Chase Daniel is not a bad player. Chase Daniel can hold the fort down for 6-8-10 weeks and then if things aren’t going well you move a slow transition to Carson Wentz. Because the crowd…I’m going to tell you, the people of Philadelphia — and you know it — the people of Philadelphia they’re not going to call for Chase Daniel. They’re calling for Carson Wentz.
So when Sam Bradford struggles, we can talk about all we want to, if he struggles or the defense ain’t stopping nobody and the offense is ranked around 15th, you’re going to make a decision around week seven, week eight or week nine. If he can hold it until week 10 or week 11 it’s better for Carson Wentz to come in and finish up that season, because he will learn the speed of the game.
‘You gotta get it out, or you better run. Or you’re going to get pounded.’
No matter how you look at this draft, I like the kid Jared Goff. I think he did a great job over at Cal, but to me the Pac-12 Conference in all sports is overrated. Unless you’re playing maybe baseball, it’s overrated. For Carson Wentz, he didn’t even come from a highly-rated Division I school, so he don’t know about the speed of the game. He don’t know about the blitzes he’ll see. Yeah he may be able to pick up on three-step or five-step drop, but you’re seeing the Pittsburgh Steelers defense, you’re seeing all these exquisite defenses that get to the quarterback, so you’ve gotta get the ball out of your hands, or you’ve gotta run.

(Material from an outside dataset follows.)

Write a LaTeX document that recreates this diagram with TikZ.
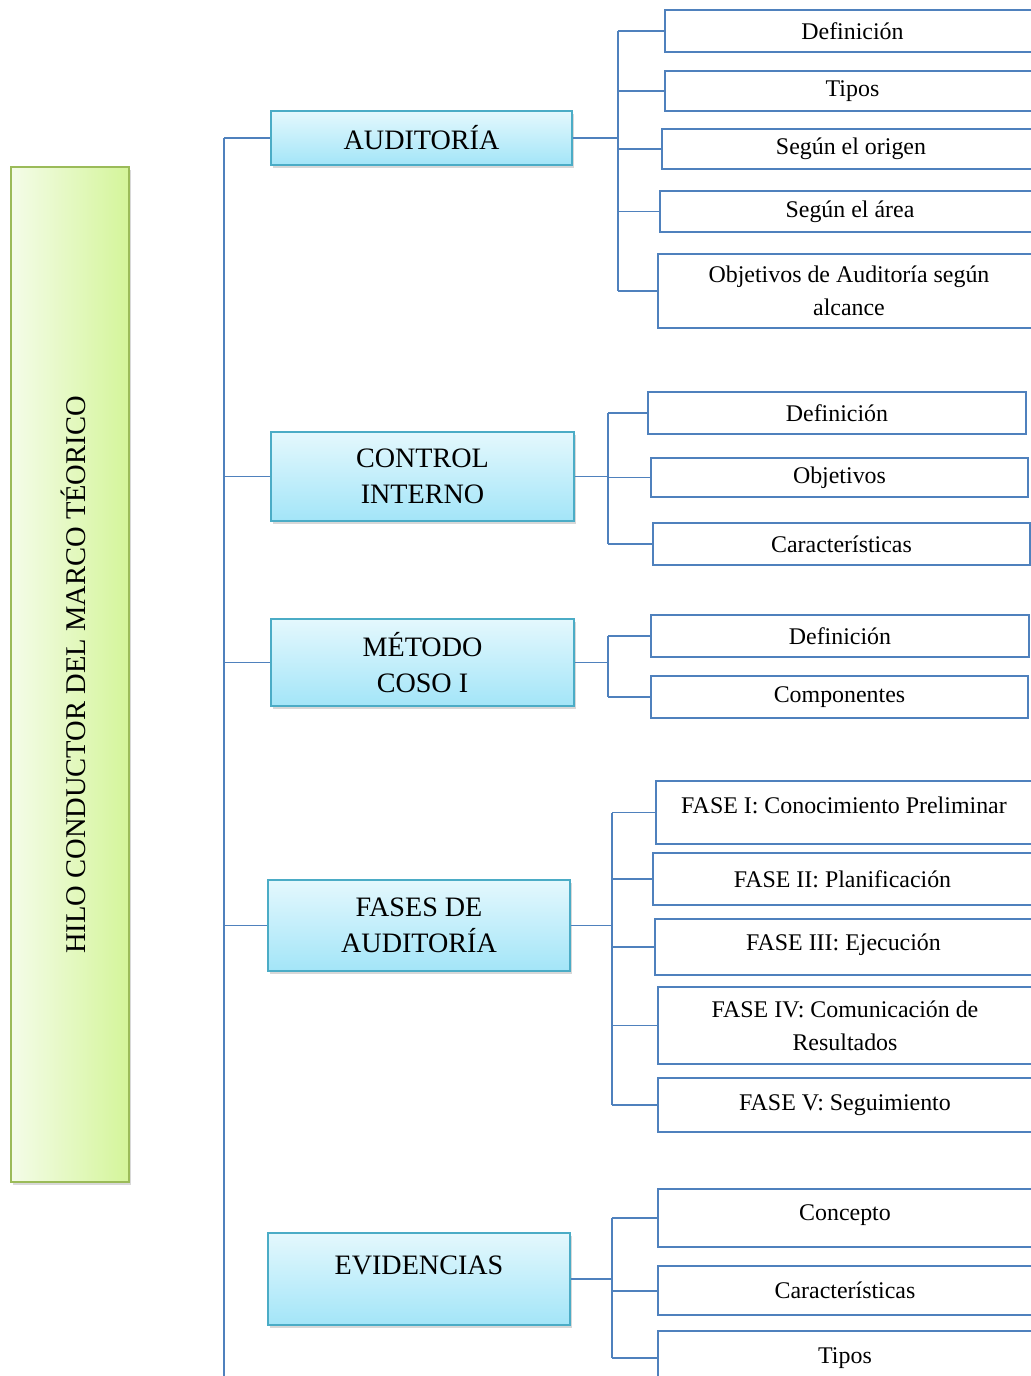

It’s one or two as a rookie. You gotta get it out, or you better run. Or you’re going to get pounded.
On when to play Wentz:
I think for Philadelphia — for the fans — I think everybody needs to just step back and kind of watch it develop. If Sam comes out and stays healthy I think Sam can do a pretty decent job at least to hold the fort down and see where they’re at. If they’re .500 eight games in, do you make a decision then or do you just kind of let it ride out? I think for Doug, Doug is going to let it ride out at least until about Week 10 or Week 11 and then when the crowd is down and they’re not playing well, I think you get the crowd back by bringing in the young kid in.